After their recording session, Timbaland got wrapped up in producing albums and touring with Justin Timberlake and Nelly Furtado, leaving Bjork to edit and augment the tracks.
“I was a bit confused first, because I got a lot of stuff of his and was maybe expecting him to arrange his noises,” Bjork said. “It ended up being quite a good thing for me, because apparently he never gives other people stuff and lets them complete it for him. So he actually trusted me to do that.”
For “Hope,” a song that ponders the story of a pregnant suicide bomber, Bjork went to Mali to meet Toumani Diabate, a djeli (or griot) who plays the harplike kora. They could have exchanged musical ideas electronically. But “I wanted to sing it with him at the same moment, because it’s always different when you do that,” Bjork said.
“She wanted everything to work naturally,” Mr. Diabate said backstage after a recent concert with his Symmetric Orchestra at Zankel Hall.
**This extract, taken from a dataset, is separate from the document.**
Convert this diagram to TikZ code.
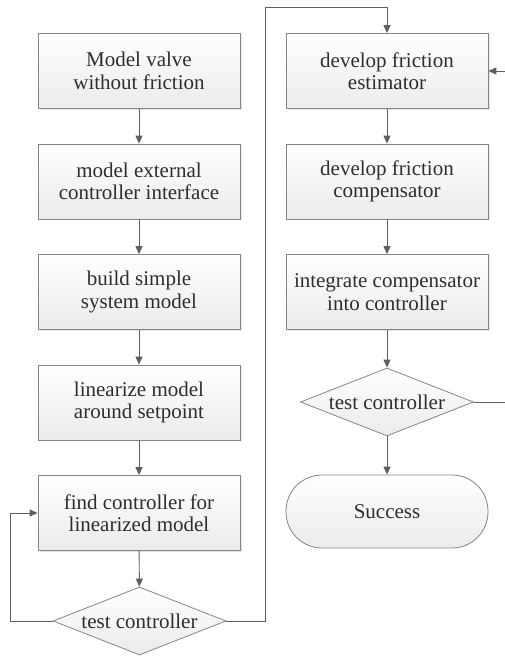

In Mali, he played and she sang, trying lyrics she had brought until the syllables fit and they had a few songs.
“Hope” ended up using a Timbaland beat and multiple, overlapping, tangled tracks of kora, traditionally a solo instrument. Mr. Diabate tweaked the results until he was satisfied. “She opened a new door for the kora,” he said.
You can learn more about Diabate and listen to samples from his album here.
I’m also including “Wanderlust,” which was not produced with Timba and features a ten-piece Icelandic brass section, but it still sounds like hip-hop once the vocal section starts. If you love hip-hop, you’ll know that sound, with the beats overlaid with a keyboard trumpet blaring.